═══ MATERIAL PROVIDED

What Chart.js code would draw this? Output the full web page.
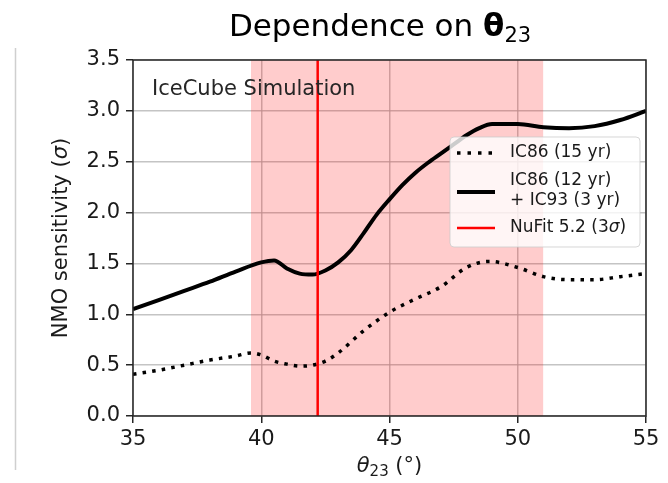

══════
═══ MATERIAL PROVIDED

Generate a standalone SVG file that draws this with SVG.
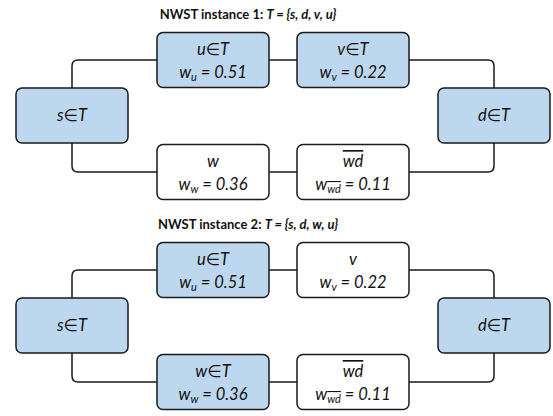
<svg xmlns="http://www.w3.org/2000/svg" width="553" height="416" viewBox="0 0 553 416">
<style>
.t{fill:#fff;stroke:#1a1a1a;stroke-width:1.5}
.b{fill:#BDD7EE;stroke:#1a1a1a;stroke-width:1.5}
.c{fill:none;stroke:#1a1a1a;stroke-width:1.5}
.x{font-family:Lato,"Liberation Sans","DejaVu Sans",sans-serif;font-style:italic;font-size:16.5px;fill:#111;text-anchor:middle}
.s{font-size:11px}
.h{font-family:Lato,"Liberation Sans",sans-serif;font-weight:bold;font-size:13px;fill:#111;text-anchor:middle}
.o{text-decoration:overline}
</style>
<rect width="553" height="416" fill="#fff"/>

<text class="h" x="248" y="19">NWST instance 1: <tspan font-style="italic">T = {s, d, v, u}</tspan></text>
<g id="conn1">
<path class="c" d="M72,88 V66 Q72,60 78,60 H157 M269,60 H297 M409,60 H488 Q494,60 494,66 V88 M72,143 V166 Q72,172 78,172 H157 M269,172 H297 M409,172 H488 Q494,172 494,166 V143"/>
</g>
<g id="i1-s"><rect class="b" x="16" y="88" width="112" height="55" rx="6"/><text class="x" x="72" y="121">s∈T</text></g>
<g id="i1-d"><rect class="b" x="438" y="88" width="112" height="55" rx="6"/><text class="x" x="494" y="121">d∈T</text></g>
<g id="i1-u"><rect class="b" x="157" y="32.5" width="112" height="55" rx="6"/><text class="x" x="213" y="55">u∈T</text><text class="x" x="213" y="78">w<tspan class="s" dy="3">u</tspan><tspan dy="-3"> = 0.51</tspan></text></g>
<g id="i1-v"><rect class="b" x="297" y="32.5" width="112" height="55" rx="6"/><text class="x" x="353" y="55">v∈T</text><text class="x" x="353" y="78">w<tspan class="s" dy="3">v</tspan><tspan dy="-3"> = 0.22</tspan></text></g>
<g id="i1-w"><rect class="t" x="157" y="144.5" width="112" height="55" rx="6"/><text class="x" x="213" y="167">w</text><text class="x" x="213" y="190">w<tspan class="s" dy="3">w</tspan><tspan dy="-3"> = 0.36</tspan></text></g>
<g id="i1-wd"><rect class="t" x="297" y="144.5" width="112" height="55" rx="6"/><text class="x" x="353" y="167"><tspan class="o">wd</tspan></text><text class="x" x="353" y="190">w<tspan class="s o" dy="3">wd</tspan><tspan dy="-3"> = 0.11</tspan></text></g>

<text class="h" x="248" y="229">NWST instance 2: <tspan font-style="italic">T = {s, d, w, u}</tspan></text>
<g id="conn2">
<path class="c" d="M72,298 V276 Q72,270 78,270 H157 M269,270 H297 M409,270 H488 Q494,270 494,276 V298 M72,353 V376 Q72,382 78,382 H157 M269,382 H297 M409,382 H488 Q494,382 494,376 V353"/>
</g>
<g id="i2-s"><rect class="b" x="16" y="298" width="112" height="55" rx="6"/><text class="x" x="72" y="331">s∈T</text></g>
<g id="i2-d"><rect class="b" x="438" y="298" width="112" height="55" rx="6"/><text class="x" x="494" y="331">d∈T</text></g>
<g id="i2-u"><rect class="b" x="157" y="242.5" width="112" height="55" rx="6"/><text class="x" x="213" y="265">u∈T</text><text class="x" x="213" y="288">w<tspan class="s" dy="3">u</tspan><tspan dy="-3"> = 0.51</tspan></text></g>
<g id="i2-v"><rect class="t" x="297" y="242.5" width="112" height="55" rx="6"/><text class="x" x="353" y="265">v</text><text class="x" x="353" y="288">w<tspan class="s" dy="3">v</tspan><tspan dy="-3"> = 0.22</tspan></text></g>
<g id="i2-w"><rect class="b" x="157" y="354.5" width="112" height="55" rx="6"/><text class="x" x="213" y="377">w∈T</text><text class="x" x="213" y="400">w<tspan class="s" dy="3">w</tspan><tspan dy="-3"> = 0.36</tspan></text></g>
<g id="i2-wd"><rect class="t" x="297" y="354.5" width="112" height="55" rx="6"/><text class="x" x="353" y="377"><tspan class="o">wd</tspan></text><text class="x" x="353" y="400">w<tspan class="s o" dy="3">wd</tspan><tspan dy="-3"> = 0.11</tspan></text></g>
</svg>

══════
═══ MATERIAL PROVIDED

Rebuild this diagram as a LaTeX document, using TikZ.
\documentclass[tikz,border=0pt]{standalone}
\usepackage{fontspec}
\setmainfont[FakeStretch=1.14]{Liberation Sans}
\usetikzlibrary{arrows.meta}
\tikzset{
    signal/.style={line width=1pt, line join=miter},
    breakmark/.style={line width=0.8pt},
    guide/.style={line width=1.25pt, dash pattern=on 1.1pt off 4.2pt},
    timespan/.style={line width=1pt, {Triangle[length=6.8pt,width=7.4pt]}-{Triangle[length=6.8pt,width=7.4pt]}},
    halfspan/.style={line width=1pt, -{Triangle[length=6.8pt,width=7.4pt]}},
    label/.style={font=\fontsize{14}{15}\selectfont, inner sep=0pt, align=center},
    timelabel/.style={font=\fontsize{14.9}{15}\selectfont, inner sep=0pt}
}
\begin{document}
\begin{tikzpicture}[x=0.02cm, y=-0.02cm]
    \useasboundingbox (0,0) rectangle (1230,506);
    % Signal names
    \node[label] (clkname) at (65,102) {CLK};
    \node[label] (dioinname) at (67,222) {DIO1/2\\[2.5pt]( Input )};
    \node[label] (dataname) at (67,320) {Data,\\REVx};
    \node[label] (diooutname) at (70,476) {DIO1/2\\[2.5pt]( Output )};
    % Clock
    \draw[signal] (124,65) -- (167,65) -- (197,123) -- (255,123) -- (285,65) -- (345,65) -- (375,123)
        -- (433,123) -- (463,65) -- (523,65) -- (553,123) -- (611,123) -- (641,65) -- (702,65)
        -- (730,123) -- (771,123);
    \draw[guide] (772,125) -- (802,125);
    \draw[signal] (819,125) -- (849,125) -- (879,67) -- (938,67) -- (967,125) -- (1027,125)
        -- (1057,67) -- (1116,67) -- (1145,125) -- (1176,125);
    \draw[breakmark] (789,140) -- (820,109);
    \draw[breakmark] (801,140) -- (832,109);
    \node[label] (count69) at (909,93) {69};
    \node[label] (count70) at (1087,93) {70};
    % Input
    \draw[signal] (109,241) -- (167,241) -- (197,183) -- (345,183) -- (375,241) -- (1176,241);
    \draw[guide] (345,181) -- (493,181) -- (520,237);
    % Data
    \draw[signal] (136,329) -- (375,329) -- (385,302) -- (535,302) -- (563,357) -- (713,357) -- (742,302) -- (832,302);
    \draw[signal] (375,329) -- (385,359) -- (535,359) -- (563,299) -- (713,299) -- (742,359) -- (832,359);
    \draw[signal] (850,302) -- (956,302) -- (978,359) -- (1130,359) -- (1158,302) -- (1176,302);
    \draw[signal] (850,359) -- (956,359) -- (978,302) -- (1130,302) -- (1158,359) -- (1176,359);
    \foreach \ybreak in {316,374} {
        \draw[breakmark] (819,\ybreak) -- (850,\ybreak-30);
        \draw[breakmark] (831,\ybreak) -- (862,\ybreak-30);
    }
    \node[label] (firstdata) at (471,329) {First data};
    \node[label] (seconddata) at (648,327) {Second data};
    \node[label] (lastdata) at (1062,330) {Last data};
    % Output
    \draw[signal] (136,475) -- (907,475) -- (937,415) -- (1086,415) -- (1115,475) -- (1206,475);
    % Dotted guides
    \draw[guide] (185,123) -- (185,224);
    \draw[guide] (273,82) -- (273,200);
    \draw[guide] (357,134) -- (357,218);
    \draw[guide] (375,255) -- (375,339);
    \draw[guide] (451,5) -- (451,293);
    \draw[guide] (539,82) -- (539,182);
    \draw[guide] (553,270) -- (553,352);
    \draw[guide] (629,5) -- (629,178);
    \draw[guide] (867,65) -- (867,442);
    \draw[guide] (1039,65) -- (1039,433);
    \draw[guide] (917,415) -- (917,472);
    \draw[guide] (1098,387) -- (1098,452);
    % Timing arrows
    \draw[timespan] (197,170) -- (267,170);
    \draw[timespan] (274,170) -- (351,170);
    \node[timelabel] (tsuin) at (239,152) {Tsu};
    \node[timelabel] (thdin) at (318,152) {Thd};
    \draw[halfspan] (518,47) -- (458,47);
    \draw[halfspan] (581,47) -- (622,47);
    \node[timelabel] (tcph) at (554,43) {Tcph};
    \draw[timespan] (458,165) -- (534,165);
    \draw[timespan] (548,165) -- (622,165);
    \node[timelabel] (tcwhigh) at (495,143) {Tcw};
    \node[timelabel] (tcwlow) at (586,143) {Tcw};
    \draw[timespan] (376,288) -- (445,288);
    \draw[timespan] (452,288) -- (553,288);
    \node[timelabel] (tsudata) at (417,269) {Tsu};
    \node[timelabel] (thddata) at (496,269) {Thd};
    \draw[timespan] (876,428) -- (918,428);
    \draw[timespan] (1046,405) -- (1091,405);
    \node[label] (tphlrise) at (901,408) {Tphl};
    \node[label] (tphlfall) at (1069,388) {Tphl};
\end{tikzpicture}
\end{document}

══════

_DIRECTION_
Which lines contain "Output"? Copy each of them.

_TASK RESPONSE_
What Chart.js code would draw this? Output the full web page.
    \node[label] (diooutname) at (70,476) {DIO1/2\\[2.5pt]( Output )};
    % Output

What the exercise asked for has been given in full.